⟨
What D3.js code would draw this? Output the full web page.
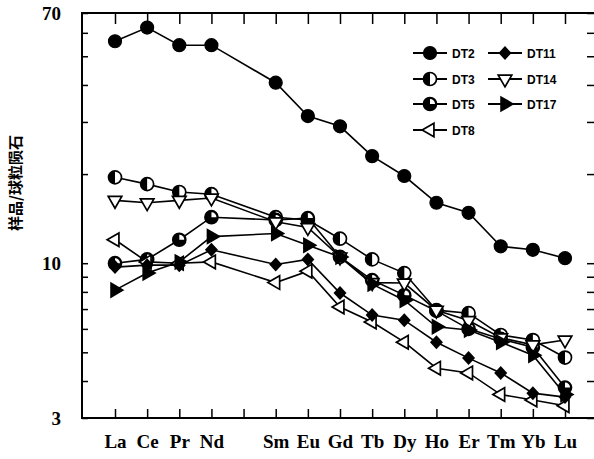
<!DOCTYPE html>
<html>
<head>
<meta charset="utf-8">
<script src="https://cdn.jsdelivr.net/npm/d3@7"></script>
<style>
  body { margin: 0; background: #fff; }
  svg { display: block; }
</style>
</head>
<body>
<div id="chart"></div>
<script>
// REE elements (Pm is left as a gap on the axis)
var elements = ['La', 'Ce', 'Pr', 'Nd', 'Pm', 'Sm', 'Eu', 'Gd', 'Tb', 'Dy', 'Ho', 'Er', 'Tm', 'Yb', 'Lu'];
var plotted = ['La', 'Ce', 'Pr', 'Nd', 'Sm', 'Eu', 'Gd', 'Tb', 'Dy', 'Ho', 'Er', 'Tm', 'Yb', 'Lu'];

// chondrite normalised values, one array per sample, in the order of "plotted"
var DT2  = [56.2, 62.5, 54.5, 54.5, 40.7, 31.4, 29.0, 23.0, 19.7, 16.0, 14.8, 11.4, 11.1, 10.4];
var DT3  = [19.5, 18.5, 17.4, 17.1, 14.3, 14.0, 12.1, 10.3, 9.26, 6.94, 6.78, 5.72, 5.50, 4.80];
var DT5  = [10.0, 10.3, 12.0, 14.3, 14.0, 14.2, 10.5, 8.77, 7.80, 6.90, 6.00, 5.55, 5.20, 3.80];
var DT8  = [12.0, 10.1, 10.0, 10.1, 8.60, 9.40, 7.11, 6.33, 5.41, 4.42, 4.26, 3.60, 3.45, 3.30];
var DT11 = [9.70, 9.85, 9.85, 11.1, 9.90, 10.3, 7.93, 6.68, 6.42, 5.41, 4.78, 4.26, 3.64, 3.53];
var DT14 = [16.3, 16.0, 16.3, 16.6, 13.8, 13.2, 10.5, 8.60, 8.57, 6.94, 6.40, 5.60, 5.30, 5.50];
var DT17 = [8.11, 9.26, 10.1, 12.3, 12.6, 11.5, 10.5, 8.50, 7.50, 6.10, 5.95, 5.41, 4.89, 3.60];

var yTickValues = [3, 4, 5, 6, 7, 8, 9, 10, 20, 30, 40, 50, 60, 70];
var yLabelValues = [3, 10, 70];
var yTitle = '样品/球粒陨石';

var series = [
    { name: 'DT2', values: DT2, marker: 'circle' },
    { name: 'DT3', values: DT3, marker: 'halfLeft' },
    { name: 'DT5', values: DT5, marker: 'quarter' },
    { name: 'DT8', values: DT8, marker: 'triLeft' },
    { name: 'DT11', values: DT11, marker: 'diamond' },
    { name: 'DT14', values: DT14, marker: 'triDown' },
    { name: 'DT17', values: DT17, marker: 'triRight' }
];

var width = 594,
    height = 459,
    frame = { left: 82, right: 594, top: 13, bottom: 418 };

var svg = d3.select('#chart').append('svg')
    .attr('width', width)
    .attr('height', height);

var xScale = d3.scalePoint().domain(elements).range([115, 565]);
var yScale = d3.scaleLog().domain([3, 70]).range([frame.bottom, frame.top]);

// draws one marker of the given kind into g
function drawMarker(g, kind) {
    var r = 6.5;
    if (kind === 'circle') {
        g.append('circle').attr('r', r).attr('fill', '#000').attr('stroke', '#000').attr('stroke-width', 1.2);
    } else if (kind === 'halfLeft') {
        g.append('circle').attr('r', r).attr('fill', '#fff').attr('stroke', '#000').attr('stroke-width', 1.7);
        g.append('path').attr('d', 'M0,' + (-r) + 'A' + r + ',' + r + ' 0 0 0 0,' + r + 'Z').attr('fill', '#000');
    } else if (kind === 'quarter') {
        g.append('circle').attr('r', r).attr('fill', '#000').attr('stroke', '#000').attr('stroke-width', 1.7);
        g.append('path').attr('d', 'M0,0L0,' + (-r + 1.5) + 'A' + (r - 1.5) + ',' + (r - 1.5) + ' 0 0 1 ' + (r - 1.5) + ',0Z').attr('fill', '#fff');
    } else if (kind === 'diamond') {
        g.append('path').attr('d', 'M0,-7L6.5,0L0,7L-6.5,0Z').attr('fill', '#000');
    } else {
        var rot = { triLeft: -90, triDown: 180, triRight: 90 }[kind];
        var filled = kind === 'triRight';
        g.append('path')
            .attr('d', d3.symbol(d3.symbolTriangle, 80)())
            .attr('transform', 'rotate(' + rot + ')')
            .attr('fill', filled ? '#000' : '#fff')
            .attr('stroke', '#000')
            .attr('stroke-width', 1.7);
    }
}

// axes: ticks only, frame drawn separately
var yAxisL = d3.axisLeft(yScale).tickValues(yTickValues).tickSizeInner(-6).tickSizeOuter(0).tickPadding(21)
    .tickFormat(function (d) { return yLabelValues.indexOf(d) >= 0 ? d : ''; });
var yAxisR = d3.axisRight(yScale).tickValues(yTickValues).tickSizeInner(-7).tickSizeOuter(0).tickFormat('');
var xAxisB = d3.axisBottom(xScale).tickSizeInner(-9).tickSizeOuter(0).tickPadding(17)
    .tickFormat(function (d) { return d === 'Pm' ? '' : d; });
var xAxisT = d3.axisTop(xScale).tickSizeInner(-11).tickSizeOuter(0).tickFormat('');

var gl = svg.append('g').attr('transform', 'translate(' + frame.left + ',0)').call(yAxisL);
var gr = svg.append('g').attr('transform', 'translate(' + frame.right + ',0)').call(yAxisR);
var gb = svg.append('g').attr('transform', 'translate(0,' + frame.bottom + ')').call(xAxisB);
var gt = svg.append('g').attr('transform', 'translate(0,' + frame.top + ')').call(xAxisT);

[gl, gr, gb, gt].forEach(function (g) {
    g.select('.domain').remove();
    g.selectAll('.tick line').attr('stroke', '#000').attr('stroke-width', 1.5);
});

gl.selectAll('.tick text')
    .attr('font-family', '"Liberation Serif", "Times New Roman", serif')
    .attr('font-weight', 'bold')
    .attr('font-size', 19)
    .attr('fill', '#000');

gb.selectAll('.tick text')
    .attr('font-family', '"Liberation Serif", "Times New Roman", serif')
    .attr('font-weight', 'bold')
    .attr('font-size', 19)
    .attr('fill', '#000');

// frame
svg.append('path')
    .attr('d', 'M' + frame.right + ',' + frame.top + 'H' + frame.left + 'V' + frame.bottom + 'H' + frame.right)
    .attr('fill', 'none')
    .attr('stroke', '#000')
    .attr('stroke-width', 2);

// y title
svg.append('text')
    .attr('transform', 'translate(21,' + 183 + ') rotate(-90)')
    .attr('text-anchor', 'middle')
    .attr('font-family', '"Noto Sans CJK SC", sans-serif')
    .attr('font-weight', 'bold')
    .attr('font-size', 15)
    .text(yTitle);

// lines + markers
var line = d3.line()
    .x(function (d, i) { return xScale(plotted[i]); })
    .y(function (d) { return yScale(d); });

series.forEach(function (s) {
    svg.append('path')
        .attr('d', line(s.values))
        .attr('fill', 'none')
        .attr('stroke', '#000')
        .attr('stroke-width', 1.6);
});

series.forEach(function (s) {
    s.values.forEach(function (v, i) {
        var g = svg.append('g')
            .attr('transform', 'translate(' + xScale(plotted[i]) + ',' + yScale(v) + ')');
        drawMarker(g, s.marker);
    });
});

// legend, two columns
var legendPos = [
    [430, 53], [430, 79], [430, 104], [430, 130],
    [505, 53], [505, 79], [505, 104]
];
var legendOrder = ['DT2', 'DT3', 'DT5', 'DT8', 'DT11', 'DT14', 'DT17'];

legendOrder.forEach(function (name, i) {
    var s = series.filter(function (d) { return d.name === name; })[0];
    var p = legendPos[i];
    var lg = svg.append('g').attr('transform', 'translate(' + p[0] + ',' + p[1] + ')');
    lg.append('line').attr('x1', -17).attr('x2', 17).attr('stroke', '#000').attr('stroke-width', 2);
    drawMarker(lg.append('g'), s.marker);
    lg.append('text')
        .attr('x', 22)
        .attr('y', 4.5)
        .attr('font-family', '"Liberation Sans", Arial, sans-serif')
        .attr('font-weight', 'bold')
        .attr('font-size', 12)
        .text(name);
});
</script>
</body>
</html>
⟩
**WHAT THIS TASK INVOLVES:**
Pictures excluded, repeat exactly the lines from the top of the material through the line with "var yTitle = '样品/球粒陨石';", including both of those lines.

**COMPLETE OUTPUT:**
What D3.js code would draw this? Output the full web page.
<!DOCTYPE html>
<html>
<head>
<meta charset="utf-8">
<script src="https://cdn.jsdelivr.net/npm/d3@7"></script>
<style>
  body { margin: 0; background: #fff; }
  svg { display: block; }
</style>
</head>
<body>
<div id="chart"></div>
<script>
// REE elements (Pm is left as a gap on the axis)
var elements = ['La', 'Ce', 'Pr', 'Nd', 'Pm', 'Sm', 'Eu', 'Gd', 'Tb', 'Dy', 'Ho', 'Er', 'Tm', 'Yb', 'Lu'];
var plotted = ['La', 'Ce', 'Pr', 'Nd', 'Sm', 'Eu', 'Gd', 'Tb', 'Dy', 'Ho', 'Er', 'Tm', 'Yb', 'Lu'];

// chondrite normalised values, one array per sample, in the order of "plotted"
var DT2  = [56.2, 62.5, 54.5, 54.5, 40.7, 31.4, 29.0, 23.0, 19.7, 16.0, 14.8, 11.4, 11.1, 10.4];
var DT3  = [19.5, 18.5, 17.4, 17.1, 14.3, 14.0, 12.1, 10.3, 9.26, 6.94, 6.78, 5.72, 5.50, 4.80];
var DT5  = [10.0, 10.3, 12.0, 14.3, 14.0, 14.2, 10.5, 8.77, 7.80, 6.90, 6.00, 5.55, 5.20, 3.80];
var DT8  = [12.0, 10.1, 10.0, 10.1, 8.60, 9.40, 7.11, 6.33, 5.41, 4.42, 4.26, 3.60, 3.45, 3.30];
var DT11 = [9.70, 9.85, 9.85, 11.1, 9.90, 10.3, 7.93, 6.68, 6.42, 5.41, 4.78, 4.26, 3.64, 3.53];
var DT14 = [16.3, 16.0, 16.3, 16.6, 13.8, 13.2, 10.5, 8.60, 8.57, 6.94, 6.40, 5.60, 5.30, 5.50];
var DT17 = [8.11, 9.26, 10.1, 12.3, 12.6, 11.5, 10.5, 8.50, 7.50, 6.10, 5.95, 5.41, 4.89, 3.60];

var yTickValues = [3, 4, 5, 6, 7, 8, 9, 10, 20, 30, 40, 50, 60, 70];
var yLabelValues = [3, 10, 70];
var yTitle = '样品/球粒陨石';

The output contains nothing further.